小学館の若い担当編集者生川遥さんの12時間余り14万5千字インタビュー本だ。

原作者とのタッグなど、面白く読んだ。
今の漫画が雑誌編集者との“二人三脚”から生まれる(からしか生まれない)ことなどが良く分かる。浦沢ファンの間では良く知られたことなのだろうが、元小学館の担当編集者にして原作者:長崎尚志さんとの30年以上にわたる関係性あっての浦沢漫画。
長崎さんと僕は、『古きよき時代の漫画や映画にあるものを、今の時代にもう一度鳴らすことができないだろうか研究会』みたいな部分があるんですよ」と語っている。
こんなくだりもあった。
おじさん的な目線で考えると、僕らの時代が一番面白いところをずーっつと目撃しちゃって、おいしいところを全部いただいちゃって、若い人たち、なんかごめんね、俺らばっかりいい想いしちゃってね、、という気持ちなの。もう君たちの時代に残されたものなんて何もないよ、というぐらいの気持ち。

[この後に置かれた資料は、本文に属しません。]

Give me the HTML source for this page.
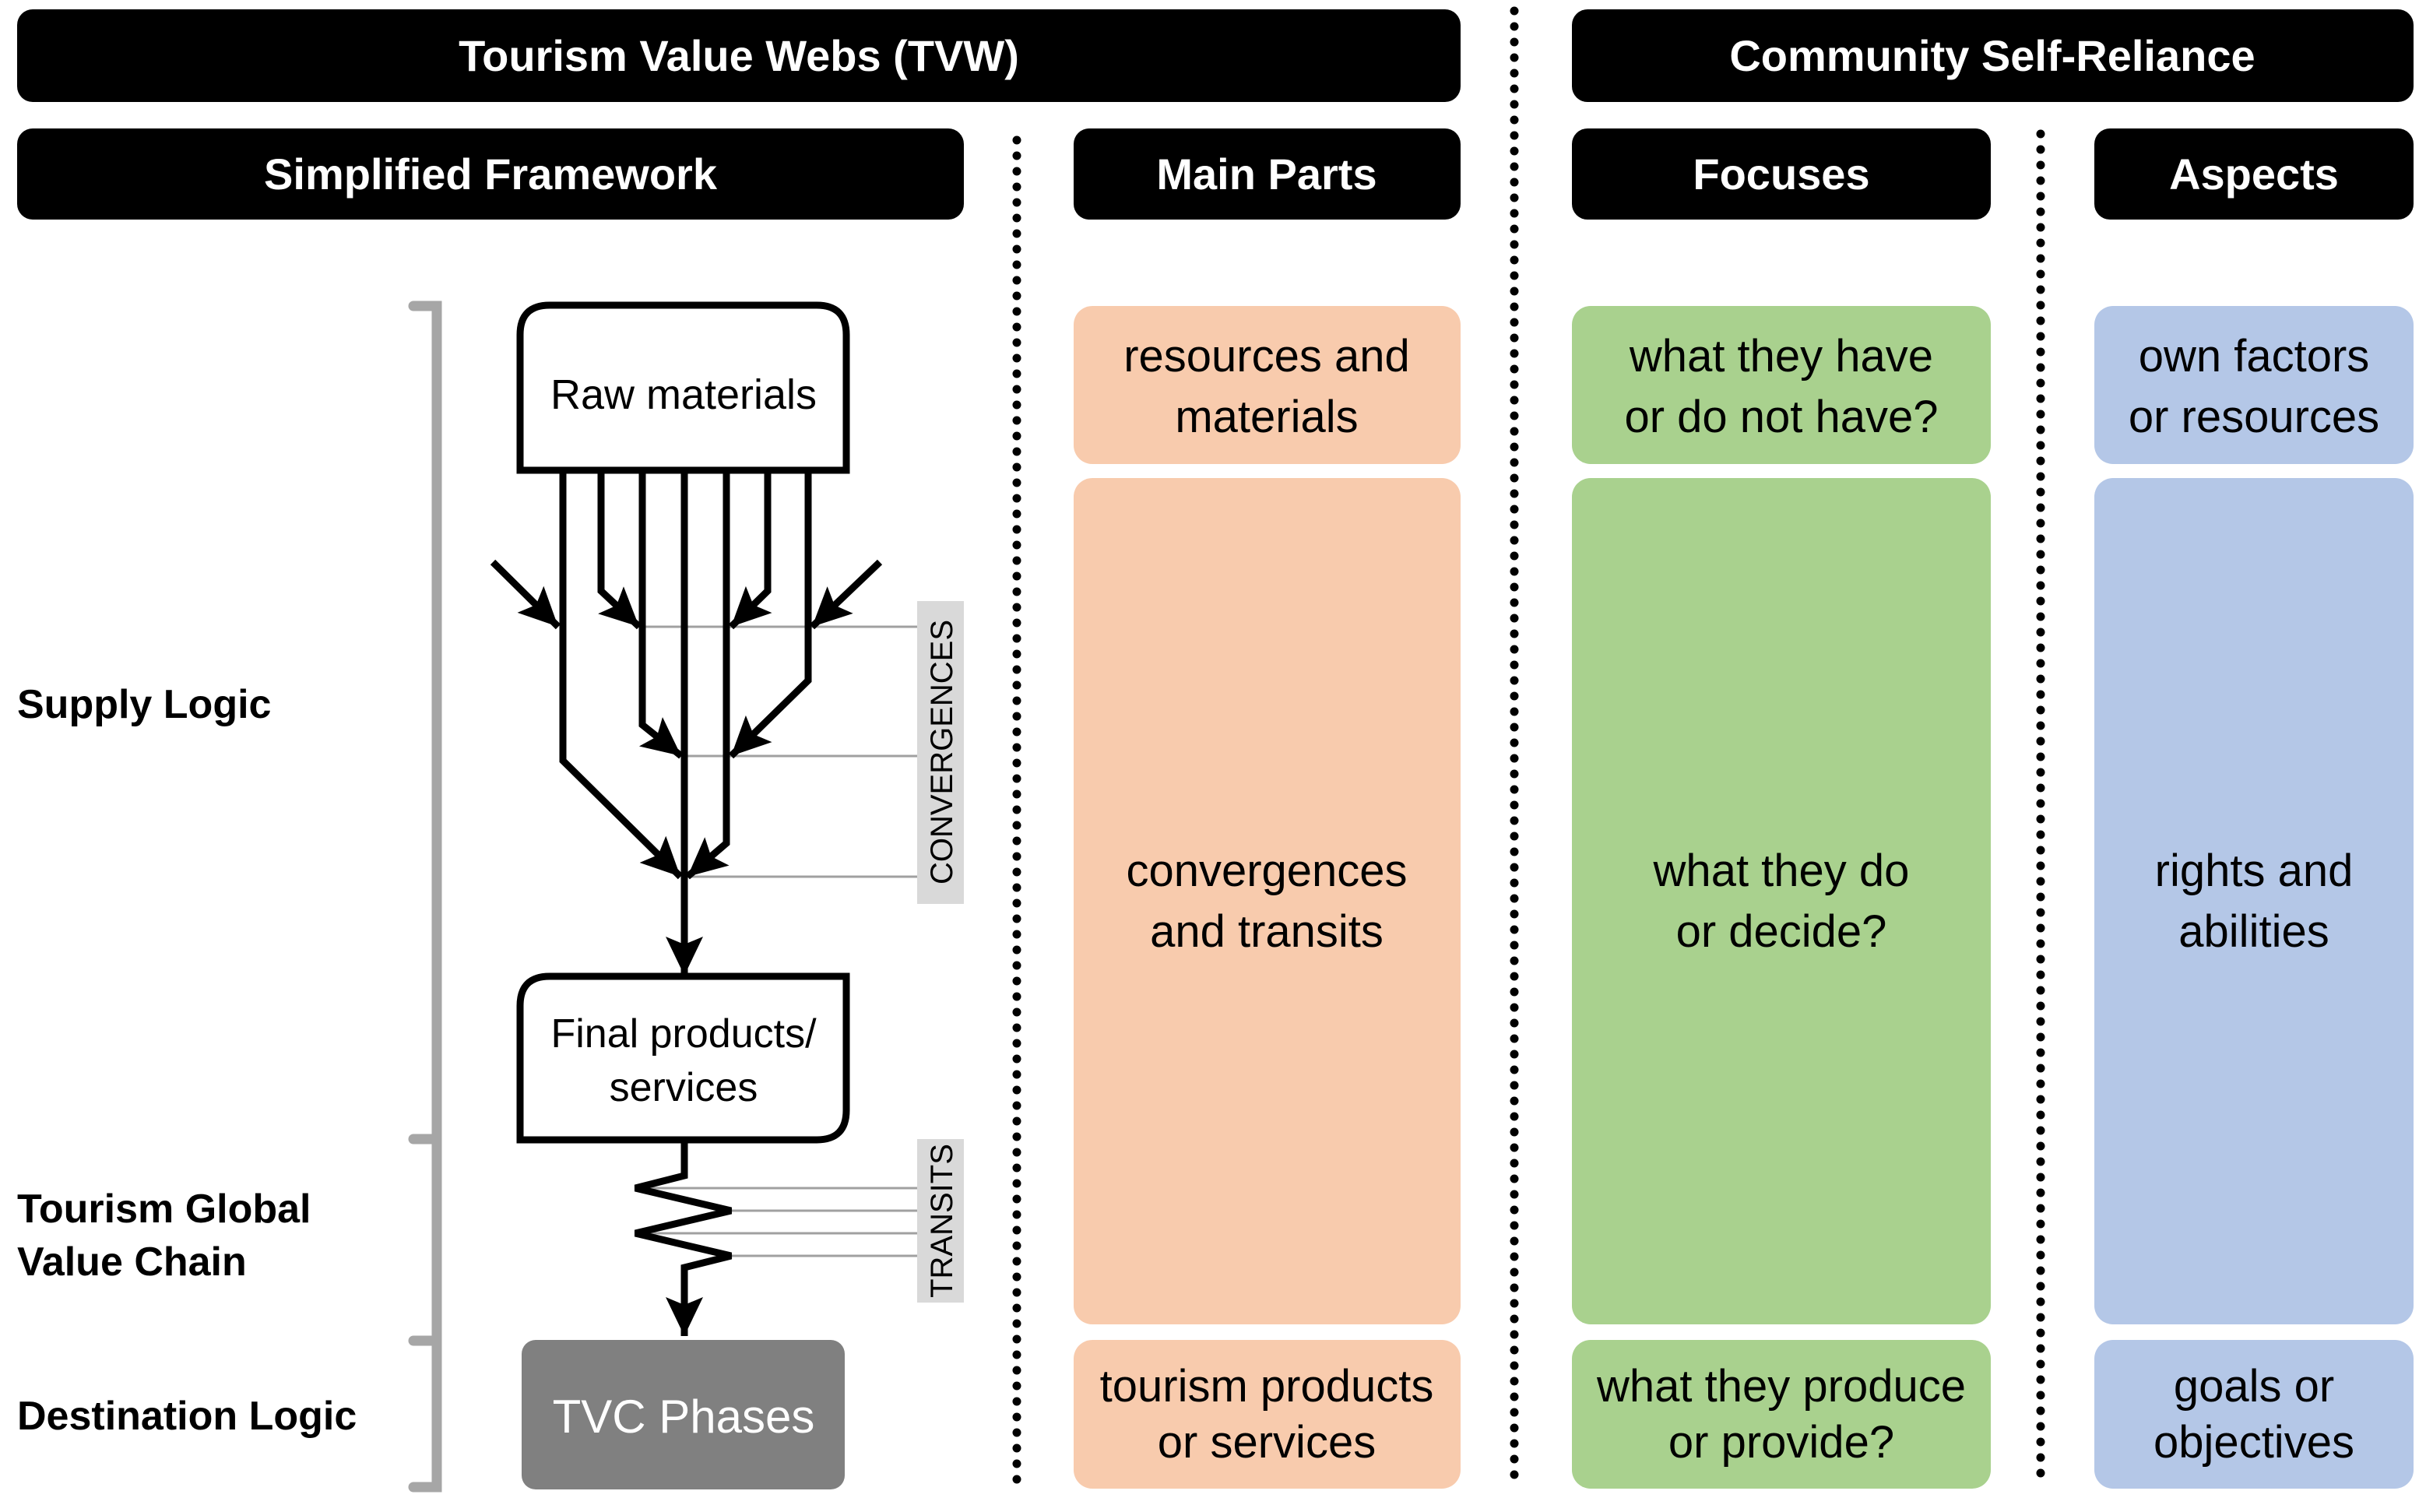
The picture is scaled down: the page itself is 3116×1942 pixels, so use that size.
<!DOCTYPE html>
<html><head><meta charset="utf-8"><style>
html,body{margin:0;padding:0;background:#fff}
svg{display:block}
text{font-family:"Liberation Sans",sans-serif}
</style></head><body>
<svg width="3116" height="1942" viewBox="0 0 3116 1942" xmlns="http://www.w3.org/2000/svg">
<defs>
<marker id="ah" markerUnits="userSpaceOnUse" markerWidth="60" markerHeight="60" viewBox="0 0 60 60" refX="50" refY="30" orient="auto">
<path d="M0,6 L50,30 L0,54 L10,30 Z" fill="#000"/>
</marker>
</defs>
<!-- headers -->
<rect x="22" y="12" width="1854" height="119" rx="20" fill="#000"/>
<text x="949" y="91" font-size="56" font-weight="bold" fill="#fff" text-anchor="middle">Tourism Value Webs (TVW)</text>
<rect x="2019" y="12" width="1081" height="119" rx="20" fill="#000"/>
<text x="2559" y="91" font-size="56" font-weight="bold" fill="#fff" text-anchor="middle">Community Self-Reliance</text>
<rect x="22" y="165" width="1216" height="117" rx="20" fill="#000"/>
<text x="630" y="243" font-size="56" font-weight="bold" fill="#fff" text-anchor="middle">Simplified Framework</text>
<rect x="1379" y="165" width="497" height="117" rx="20" fill="#000"/>
<text x="1627" y="243" font-size="56" font-weight="bold" fill="#fff" text-anchor="middle">Main Parts</text>
<rect x="2019" y="165" width="538" height="117" rx="20" fill="#000"/>
<text x="2288" y="243" font-size="56" font-weight="bold" fill="#fff" text-anchor="middle">Focuses</text>
<rect x="2690" y="165" width="410" height="117" rx="20" fill="#000"/>
<text x="2895" y="243" font-size="56" font-weight="bold" fill="#fff" text-anchor="middle">Aspects</text>
<!-- dotted lines -->
<g stroke="#000" stroke-width="11" stroke-linecap="round" stroke-dasharray="0 20">
<line x1="1306" y1="180" x2="1306" y2="1912"/>
<line x1="1945" y1="14" x2="1945" y2="1912"/>
<line x1="2621" y1="172" x2="2621" y2="1912"/>
</g>
<!-- content boxes -->
<g font-size="58" text-anchor="middle" fill="#000">
<rect x="1379" y="393" width="497" height="203" rx="24" fill="#f8cbad"/>
<text x="1627" y="477">resources and</text><text x="1627" y="555">materials</text>
<rect x="1379" y="614" width="497" height="1087" rx="24" fill="#f8cbad"/>
<text x="1627" y="1138">convergences</text><text x="1627" y="1216">and transits</text>
<rect x="1379" y="1721" width="497" height="191" rx="24" fill="#f8cbad"/>
<text x="1627" y="1800">tourism products</text><text x="1627" y="1872">or services</text>
<rect x="2019" y="393" width="538" height="203" rx="24" fill="#a9d18e"/>
<text x="2288" y="477">what they have</text><text x="2288" y="555">or do not have?</text>
<rect x="2019" y="614" width="538" height="1087" rx="24" fill="#a9d18e"/>
<text x="2288" y="1138">what they do</text><text x="2288" y="1216">or decide?</text>
<rect x="2019" y="1721" width="538" height="191" rx="24" fill="#a9d18e"/>
<text x="2288" y="1800">what they produce</text><text x="2288" y="1872">or provide?</text>
<rect x="2690" y="393" width="410" height="203" rx="24" fill="#b4c7e7"/>
<text x="2895" y="477">own factors</text><text x="2895" y="555">or resources</text>
<rect x="2690" y="614" width="410" height="1087" rx="24" fill="#b4c7e7"/>
<text x="2895" y="1138">rights and</text><text x="2895" y="1216">abilities</text>
<rect x="2690" y="1721" width="410" height="191" rx="24" fill="#b4c7e7"/>
<text x="2895" y="1800">goals or</text><text x="2895" y="1872">objectives</text>
</g>
<!-- left labels -->
<g font-size="52" font-weight="bold" fill="#000">
<text x="22" y="922">Supply Logic</text>
<text x="22" y="1570">Tourism Global</text>
<text x="22" y="1638">Value Chain</text>
<text x="22" y="1836">Destination Logic</text>
</g>
<!-- bracket -->
<g stroke="#a6a6a6" stroke-width="13" stroke-linecap="round" fill="none">
<polyline points="531,393 561,393 561,1910 531,1910"/>
<line x1="531" y1="1463" x2="561" y2="1463"/>
<line x1="531" y1="1722" x2="561" y2="1722"/>
</g>
<!-- gray guide lines -->
<g stroke="#a0a0a0" stroke-width="3">
<line x1="821" y1="805" x2="1178" y2="805"/>
<line x1="875" y1="971" x2="1178" y2="971"/>
<line x1="879" y1="1126" x2="1178" y2="1126"/>
<line x1="816" y1="1526" x2="1178" y2="1526"/>
<line x1="939" y1="1555" x2="1178" y2="1555"/>
<line x1="816" y1="1584" x2="1178" y2="1584"/>
<line x1="939" y1="1613" x2="1178" y2="1613"/>
</g>
<rect x="1178" y="772" width="60" height="389" fill="#d9d9d9"/>
<text transform="translate(1223,966) rotate(-90)" font-size="40" text-anchor="middle" fill="#000">CONVERGENCES</text>
<rect x="1178" y="1463" width="60" height="210" fill="#d9d9d9"/>
<text transform="translate(1223,1568) rotate(-90)" font-size="40" text-anchor="middle" fill="#000">TRANSITS</text>
<!-- boxes -->
<path d="M668,604 L668,430 Q668,392 706,392 L1049,392 Q1087,392 1087,430 L1087,604 Z" fill="#fff" stroke="#000" stroke-width="9"/>
<text x="878" y="525" font-size="54" text-anchor="middle">Raw materials</text>
<path d="M706,1254 L1087,1254 L1087,1426 Q1087,1464 1049,1464 L668,1464 L668,1292 Q668,1254 706,1254 Z" fill="#fff" stroke="#000" stroke-width="9"/>
<text x="878" y="1345" font-size="52" text-anchor="middle">Final products/</text>
<text x="878" y="1414" font-size="52" text-anchor="middle">services</text>
<rect x="670" y="1721" width="415" height="192" rx="18" fill="#808080"/>
<text x="878" y="1840" font-size="60" text-anchor="middle" fill="#fff">TVC Phases</text>
<!-- arrows -->
<g stroke="#000" stroke-width="9" fill="none" stroke-linejoin="miter">
<polyline points="633,722 717,805" marker-end="url(#ah)"/>
<polyline points="772,606 772,759 821,805" marker-end="url(#ah)"/>
<polyline points="825,606 825,931 875,971" marker-end="url(#ah)"/>
<polyline points="723,606 723,977 874,1126" marker-end="url(#ah)"/>
<polyline points="879,606 879,1253" marker-end="url(#ah)"/>
<polyline points="933,606 933,1083 883,1126" marker-end="url(#ah)"/>
<polyline points="986,606 986,759 939,805" marker-end="url(#ah)"/>
<polyline points="1038,606 1038,874 939,971" marker-end="url(#ah)"/>
<polyline points="1130,722 1043,805" marker-end="url(#ah)"/>
<polyline points="879,1468 879,1510 816,1526 939,1555 816,1584 939,1613 879,1628 879,1716" marker-end="url(#ah)"/>
</g>
</svg>
</body></html>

本音を言ってしまえば、もう出尽くしたよという感じなんだけど、でもそれとは裏腹に、絶対に何かあるからあきらめるなと思うよね」「(電子書籍を読むメディアの)誰も思いついていなかった新しい使い方を思いつけって、毎日思ってる」「何か別の使い方、誰もまだ思いついていない何かはないのか、という気持ちがあるよね
映画の世界も似たようなものだとも思う。
遊び倒されて、荒れ果てた遊園地。若い世代、新しい才能が出にくい時代。
けど、いつの時代もそうだったというのもまた眞実だ。
昔は良かった、凄かった、という繰り言は醜い。
「あわてない」「あせらない」そして「絶対にあきらめない」こと。
ロートルロートルなりに古ぼけた感性で、でもそれなりに年季の入った感性で、日々精進を重ねるだけでいい。